Here it is necessary to pause, and reflect on the level of expectations normally placed on artists with a background considered fertile terrain for political engagement. It is an assumption that transcends the simple notion of an art made to measure for the exercise of Western exoticization of other countries, and revolves more around the idea that an art not openly connected or militant about the political issues that govern the conversation of the area where is produced is an art living way below its
possibilities. Following this logic, Morshiri’s decision to relocate to his native Iran after a spell of twelve years in the States makes him the ideal candidate for the role – a local correspondent with a sound knowledge of the requirements of his audience. His commitment to customary feminine techniques like embroidery or the utilization of a material immediately and transversally quantifiable as gold, coupled with the aspiration to incorporate and overlap some of the most accessible components from the two cultures that make up his biography, nevertheless results in a feeling of displacement that is immediately visible in his work. Images like Mystery Man (2012) or Invisible Driver (2012) challenge the reassuring premise they propose by erasing or covering the face of the subjects, raising issues of censorship or highlighting the disturbing prospect of being guided by a force whose identity remains a secret. Despite referencing dramatic scenarios, both works maintain a strange, viewer-friendly joyous
tone. This is not accidental as Moshiri has individuated a long time ago in lightheartedness a much more effective communication tool to criticize the obsessive pursuit of happiness that characterizes contemporary society, as well as the ideal place to hide his dry sarcasm. And yet, despite this apparent gaiety, he is also capable of intense dark moments. Knives, objects that by any standard present a poignant association with violence and that couldn’t be more remote from the grace that distinguishes
embroidery, have over the years become one if his signature media, and if they occasionally maintain a relatively bright, functional presence, as in the beaming Raw and Silver Knife on Gold Frosting (2012), they fully express their dramatic authority in an installation like Quiet (2012), a collection of 21 classic 20th-century European-style portraits in a moderately lit room whose austerity is emphasized but also questioned by the line of knives that transfix them, forming the authoritative word ‘Quiet’.

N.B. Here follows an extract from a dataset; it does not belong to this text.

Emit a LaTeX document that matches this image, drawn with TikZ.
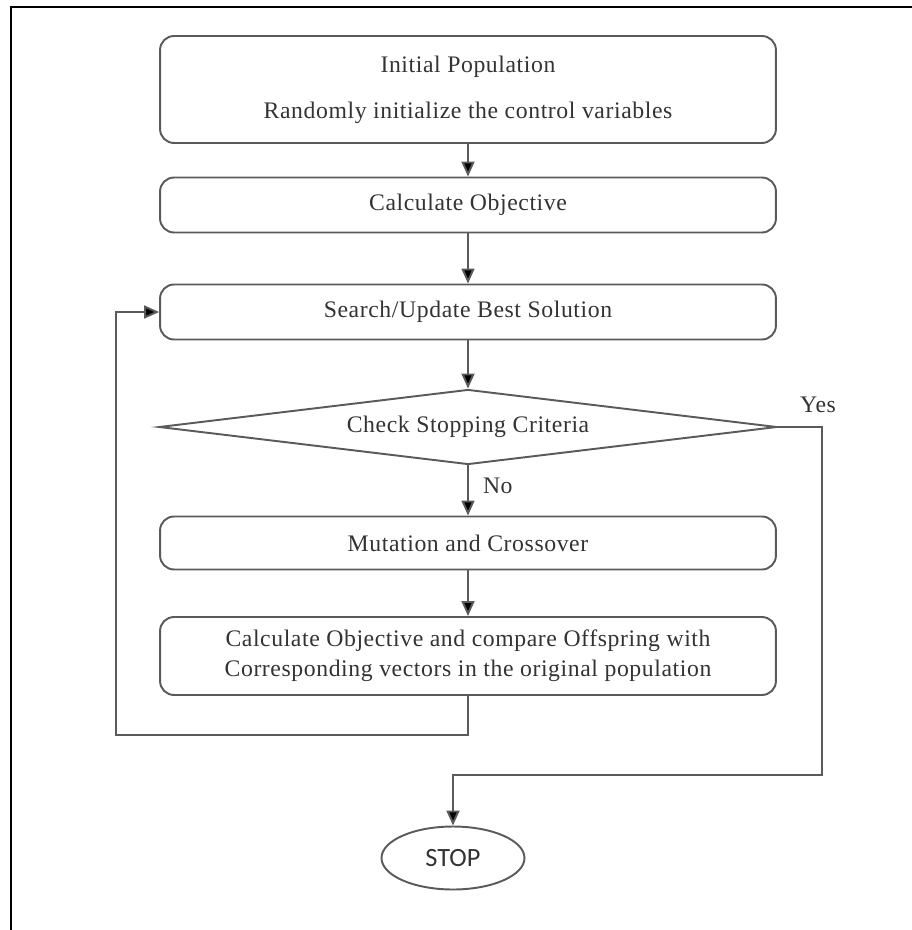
\documentclass[tikz,border=0pt]{standalone}
\usepackage{fontspec}
\setmainfont{Liberation Serif}[LetterSpace=2.5]
\newfontfamily\stopfont{Carlito}
\usetikzlibrary{shapes.geometric,arrows.meta}
\definecolor{edge}{HTML}{5A5A5A}
\definecolor{ink}{HTML}{333333}
\begin{document}
\begin{tikzpicture}[x=0.02cm,y=-0.02cm,
  font=\fontsize{13.5}{16}\selectfont,
  stepbox/.style={draw=edge, line width=1.1pt, rounded corners=0.28cm,
    minimum width=12.32cm, inner sep=0pt, align=center, text=ink},
  decision/.style={draw=edge, line width=1.1pt, shape=diamond, aspect=8.24,
    inner sep=0pt, minimum width=12.36cm, minimum height=1.5cm, text=ink},
  terminal/.style={draw=edge, line width=1.1pt, shape=ellipse, inner sep=0pt,
    minimum width=2.86cm, minimum height=1.26cm, text=ink,
    font=\stopfont\fontsize{15}{17}\selectfont},
  arr/.style={draw=edge, line width=1.1pt, -{Triangle[length=0.3cm,width=0.26cm,fill=black]}},
  lbl/.style={text=ink, inner sep=0pt}]
\useasboundingbox (0,0) rectangle (912,930);
% page frame
\draw[line width=1.6pt, black] (11,930) -- (11,7) -- (912,7);

\node[stepbox, minimum height=2.14cm] (init) at (468,89.5)
  {Initial Population\\[10pt]Randomly initialize the control variables};
\node[stepbox, minimum height=1.1cm] (calc) at (468,205) {Calculate Objective};
\node[stepbox, minimum height=1.1cm] (best) at (468,312) {Search/Update Best Solution};
\node[decision] (check) at (468,427) {Check Stopping Criteria};
\node[stepbox, minimum height=1.06cm] (mut) at (468,543) {Mutation and Crossover};
\node[stepbox, minimum height=1.56cm] (cmp) at (468,656)
  {Calculate Objective and compare Offspring with\\[1pt]Corresponding vectors in the original population};
\node[terminal] (stop) at (453,858) {STOP};

\coordinate (loopcorner) at (116,735);
\coordinate (yescorner) at (822,775);

\draw[arr] (init.south) -- (calc.north);
\draw[arr] (calc.south) -- (best.north);
\draw[arr] (best.south) -- (check.north);
\draw[arr] (check.south) -- node[lbl, right=8pt, pos=0.4] (nolbl) {No} (mut.north);
\draw[arr] (mut.south) -- (cmp.north);
\draw[arr] (cmp.south) |- (loopcorner) |- (best.west);
\draw[arr] (check.east) -| (yescorner) -| (stop.north);
\node[lbl] (yeslbl) at (818,405) {Yes};
\end{tikzpicture}
\end{document}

The possibility of the viewer to elaborate the ideas suggested by the artist, the diversification of techniques and references, and the huge repertoire of popular items drawn from an aesthetic related to the bazaar or the mall, are all ingredients that converge into the aforementioned general sense of
displacement, and testify that Farhad Moshiri’s art, in its perennial state of transformation, perfectly mirrors the ambiguities and the paradoxes of a society constantly at odds with itself in its quest for coming to terms with the tumultuous times it is living.
1 See David Mamet, Theatre, Faber & Faber, London, 2010.
2 Farhad Moshiri, ‘An Artified World: Interview with Jérôme Sans’,
in Farhad Moshiri, Ropac, Janssen, The Third Line and Perrotin, 2010.
3 During his stay at the California Institute of Arts, Moshiri spent some time with
John Baldessari, whose pioneering methods of accumulation, archivation, and
language use were to have a lasting influence on him.